The Crocodile God, Sobek
By Catherine C. Harris
The ancient goddess of war, Neith, was revered as the goddess of wisdom. At different periods she was identified with Athena, noted as the sister of Isis, and named the protector of Duamutef. Neith was the mother of Sobek, known as the crocodile god. Sobek was most popular in the city of Arsinoe. In fact, the Greeks renamed the city Crocodilopolis.
Ancient Egyptians would keep crocodiles in pools and temples. They ornamented the crocodiles with jewels in honor of their beloved god, Sobek. The people of ancient Egypt worshiped Sobek in order to appease him, the crocodiles, and to insure the fertility of their people and crops.
Sobek was called the Lord of Faiyum, and was considered the god who controlled the waters. The Nile was very important to the people of Egypt. Water was necessary for the survival of crops, the success of trade, and the livelihood of fishing.
These waters were filled with crocodile, so it was a matter of common sense to appease them through the worship of their leader, Sobek. According to legend, Sobek was a fourfold deity. He represented the four elemental gods, Ra of fire, Shu of air, Geb of earth, and Osiris of water. A crocodile, a man with the head of a crocodile, or a mummified crocodile are used as representations for Sobek. He is sometimes shown wearing a solar disk and horns like those of Amon-Ra. Throughout history, he has been known as Sebek, Sebek-Ra, Sobk, Suchos, Sobki, and Soknopais.
Sobek was revered for his ferocity and quick movement. It is said that he was the god who caught the four sons of Horus in a net, as they emerged from the waters in a lotus bloom. Set was a god of hostility and chaos. Some people held the belief that he was the epitome of evil. He was an adversary to Osiris and Horus. Sobek is considered to be a cohort of Horus. It is said that Horus took the form of a crocodile to retrieve the parts of Osiris body that Set had discarded in the waters of Egypt.

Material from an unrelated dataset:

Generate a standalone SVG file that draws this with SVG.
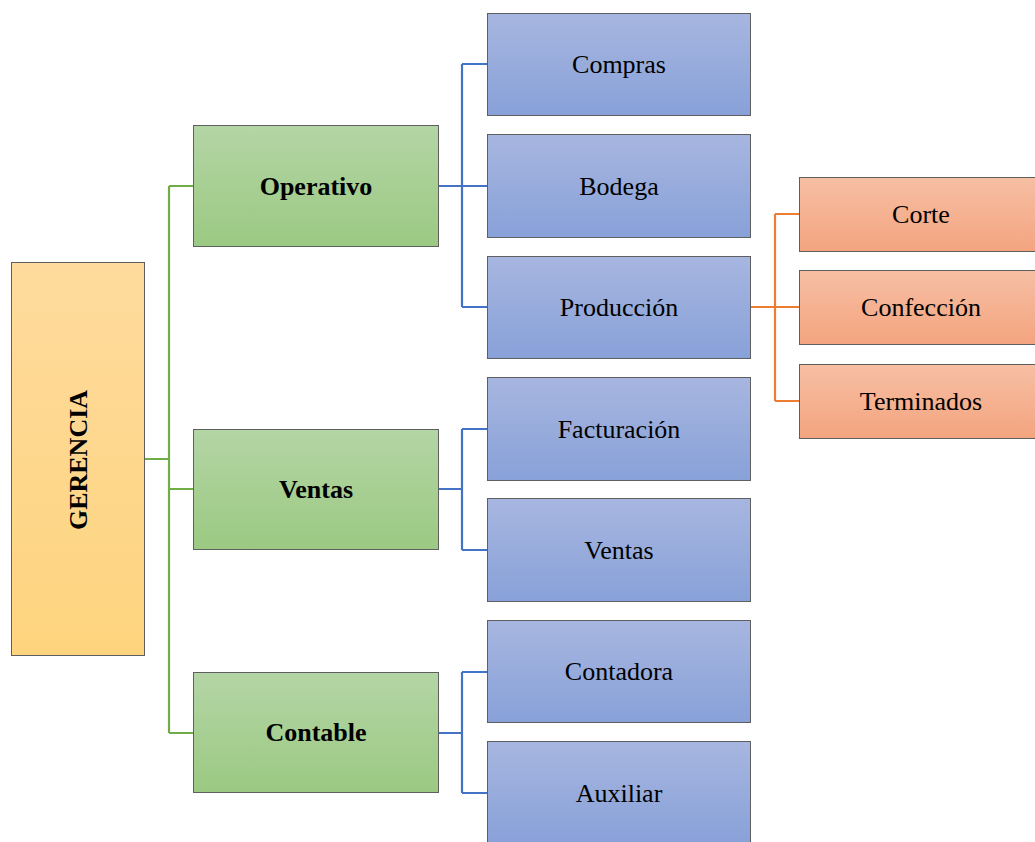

Set was later killed after an eighty-year war with Horus, in which Set tore out the left eye of Horus, and Horus tore out the testicles of Set. The Book of the Dead suggests that Sobeks closeness to Horus can be traced back to his participation in the birth of this god. Sobek was responsible for calling Isis and Nephthys to aid in the protection of the dead. He was the god from the Dark Water. It was believed, in some sects, that Sobek was the creator of the world.
These people believed that he arose from the Dark Water and put the world in order. Later, Sobek was incorporated into the cult of Amun. Amun was a chief god in the New Kingdom of Egypt. With his wife, Mut and his son, Khonsu, the scared family was formed with Amun as the head. They were known as the Theban Triad. Amun was also associated with the sun god, Re. He was venerated with as the god Amun-Re. During this time, Sobek was worshiped as the manifestation of Amun-Re.
Animals associated with the gods were revered in ancient Egypt. They were considered sacred and protected. They were given elaborate and costly burials when they died. Temples were built in their honor. Many mummified crocodiles have been found in the tombs of Egypt. The dead crocodiles were mummified with the use of natron or salt, then they were wrapped in strips of cloth, just as the humans of the time. Archeologist found all ages of crocodiles in the tombs.
In fact, many tombs contained not only young and adult crocodiles, but the eggs of crocodiles were found, as well. In some cases over 50 eggs were found together, with recognizable fetuses. This demonstrates the importance Egyptians placed on the crocodile god, Sobek and his sacred animals. In Egypt, Kom Ombo is 30 miles North of Aswan. This was once the sanctuary for a large number of crocodiles, and the center of worship for Sobek. Still standing, and open to the public for viewing, is the temple that Sobek shared with the war god, Horace.
This temple is most unique in that it consists of twin parts that are attached but completely separate. Each temple has its own entrance, halls, and chapels. Walls in one section of the temples are decorated with the images of surgical instruments. The images of scalpels, pincers, forceps, and other medical tools, shows that the ancient Egyptians were skilled medical professionals. The temples were built during the Ptolemaic period, between 300-380 BC. On your visit to Egypt, you will want to visit the temples at Kom Ombo. One chapel is open to visitors.
Youll see crocodile sarcophagi and mummies excavated form the nearby City of the Dead. Step back in time as you walk the path of those ancient Egyptians who worshiped and feared the crocodile in honor of the crocodile god, Sobek.